As always I wasn't back in London until ridiculously late in the evening and had to drag myself unprepared to class in the morning.

The week after Prague was relatively uneventful, I went to class, hit up yet another free kosher bagel lunch provided by the Jewish Society with Jardena, Valerie, and her flatmate Doris. Thursday was the big night of the week. The Colombian society hosted a belated Carnival celebration at a club in Covent Garden. A large group of Sidney Webbers had pre-drinks in the Atlas common room and then traveled as a pack over the the party, which ended up being lots of fun.

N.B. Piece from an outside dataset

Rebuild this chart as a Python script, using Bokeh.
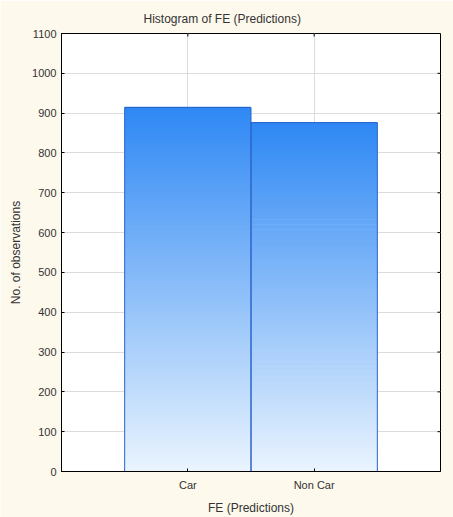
from bokeh.plotting import figure
from bokeh.models import Range1d, FixedTicker
from bokeh.embed import file_html
from bokeh.resources import INLINE

# data
categories = ["Car", "Non Car"]
counts = [914, 876]
positions = [1, 2]
y_ticks = list(range(0, 1101, 100))
title_text = "Histogram of  FE (Predictions)"

BG = "#fdf9ec"
FONT = "Liberation Sans"
TXT = "#333333"
X0, X1, Y0, Y1 = 0, 3, 0, 1100

p = figure(width=453, height=517, output_backend="svg", toolbar_location=None,
           x_range=Range1d(X0, X1), y_range=Range1d(Y0, Y1),
           background_fill_color="white", border_fill_color=BG,
           min_border_left=61, min_border_right=13, min_border_top=33, min_border_bottom=10)

p.title.text = title_text
p.title.align = "left"
p.title.offset = 82
p.title.standoff = 16
p.title.text_font = FONT
p.title.text_font_size = "12px"
p.title.text_font_style = "normal"
p.title.text_color = TXT

# gradient bars from data
N = 140
top_c = (46, 136, 244)
bot_c = (234, 244, 254)
for x, v in zip(positions, counts):
    bottoms, tops, colors = [], [], []
    for i in range(N):
        t = (i + 0.5) / N
        c = tuple(int(round(b + (a - b) * t)) for a, b in zip(top_c, bot_c))
        bottoms.append(v * i / N)
        tops.append(v * (i + 1) / N + v * 0.002)
        colors.append("#%02x%02x%02x" % c)
    p.quad(left=x - 0.5, right=x + 0.5, bottom=bottoms, top=tops,
           fill_color=colors, line_color=None)
p.quad(left=[x - 0.5 for x in positions], right=[x + 0.5 for x in positions],
       bottom=0, top=counts, fill_color=None, line_color="#2a64cc", line_width=1)

# axes
xa = p.xaxis[0]
xa.ticker = FixedTicker(ticks=positions)
xa.major_label_overrides = {1: "Car", 2: "Non Car"}
xa.axis_label = "FE (Predictions)"
ya = p.yaxis[0]
ya.ticker = FixedTicker(ticks=y_ticks)
ya.axis_label = "No. of observations"
for ax in (xa, ya):
    ax.axis_line_color = "black"
    ax.major_tick_line_color = "black"
    ax.major_tick_in = 3
    ax.major_tick_out = 0
    ax.minor_tick_line_color = None
    ax.major_label_text_font = FONT
    ax.major_label_text_font_size = "11px"
    ax.major_label_text_color = TXT
    ax.axis_label_text_font = FONT
    ax.axis_label_text_font_size = "12px"
    ax.axis_label_text_font_style = "normal"
    ax.axis_label_text_color = TXT
xa.major_label_standoff = 7
xa.axis_label_standoff = 7
ya.major_label_standoff = 5
ya.axis_label_standoff = 6

# inward ticks on right and top edges
dx = 3 * (X1 - X0) / 379
dy = 3 * (Y1 - Y0) / 437
p.segment(x0=[X1] * len(y_ticks), x1=[X1 - dx] * len(y_ticks), y0=y_ticks, y1=y_ticks,
          line_color="black", line_width=1)
p.segment(x0=positions, x1=positions, y0=[Y1] * len(positions), y1=[Y1 - dy] * len(positions),
          line_color="black", line_width=1)

p.xgrid.ticker = FixedTicker(ticks=positions)
p.ygrid.ticker = FixedTicker(ticks=y_ticks)
p.xgrid.grid_line_color = "#dcdcdc"
p.ygrid.grid_line_color = "#dcdcdc"
p.outline_line_color = "black"
p.outline_line_width = 1

open("out.html", "w").write(file_html(p, INLINE))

 (above, me, Valerie, Camila, Lina) The best part about Doris' signature pose?

 
 That the DJ copied it when she went behind the decks to pick out a better soundtrack.
I don't really recall any specifics from the next few days, I think I recovered from the party most of Friday and then over the weekend went surfing in Wales. It was COLD. Really cold. I drove up to Porthcawl with the urban surf club. Our first stop was a spot that "we would have all to ourselves." I'm guessing because it was a 20 minute hike to get there, despite repeated claims it would take no more than 10. The waves were miniscule and the water icy. I was in physical pain in my toes from how very, very, very cold they were. Eventually we got out and hiked back, driving up to a nice cafe by the beach to warm up. After about an hour we sucked it up and got back into our wet wetsuits in the parking lot and trotted down to the beach. This was a beach located in a rather large bay, with green sweeping hills above it. The sun was shining as we started our paddle out, by the time we finished a thick fog bank had swung over us and completely obscured the shore. I paddled around for a while, not really catching anything and eventually the fog started to lift. Unfortunately it revealed nothing but sheer vertical cliffs in front of me. I had apparently been dragged quite some distance by a rip in the fog. I was a bit panicked to be honest. The cliffs looked nothing like anything I had seen getting into the water and the tide was coming in and pushing the water against the rocks so I didn't think I could walk back and I knew the current was too strong for me to paddle back. I resolved to ask the one surfer nearby if he could suggest a way for me to get back to the beach. As luck would have it he was one of the surfers in my group! Together we decided to paddle in and get a closer look at what we were dealing with. It turns out that the cliffs were not as impenetrable and sheer as we thought, it was possible to clamber around a large large boulder and then up a slope of them to the top of the large hill we were at the base of. From there it was a 15 minute walk across completely foreign countryside until we finally stumbled across the car park we started from. I will leave to your imagination how terribly miserable the changing process was as the sun set and the wind howled in from the ocean and fingers froze and wetsuits clung to wet skin. Then drove back and packed up for my trip to Portugal. Of course, I was leaving at 3:30 am again so I did my best to catch a few hours of sleep this time before my flight. 

Portugal update to come - I promise! How am I as I write this you ask? Doing well! I'm back in London from my second trip to Devon in two weeks and I'm looking forward to some visitors this week. I have some Eastern Europe travels planned that I need to start thinking about and this week is my last week of classes.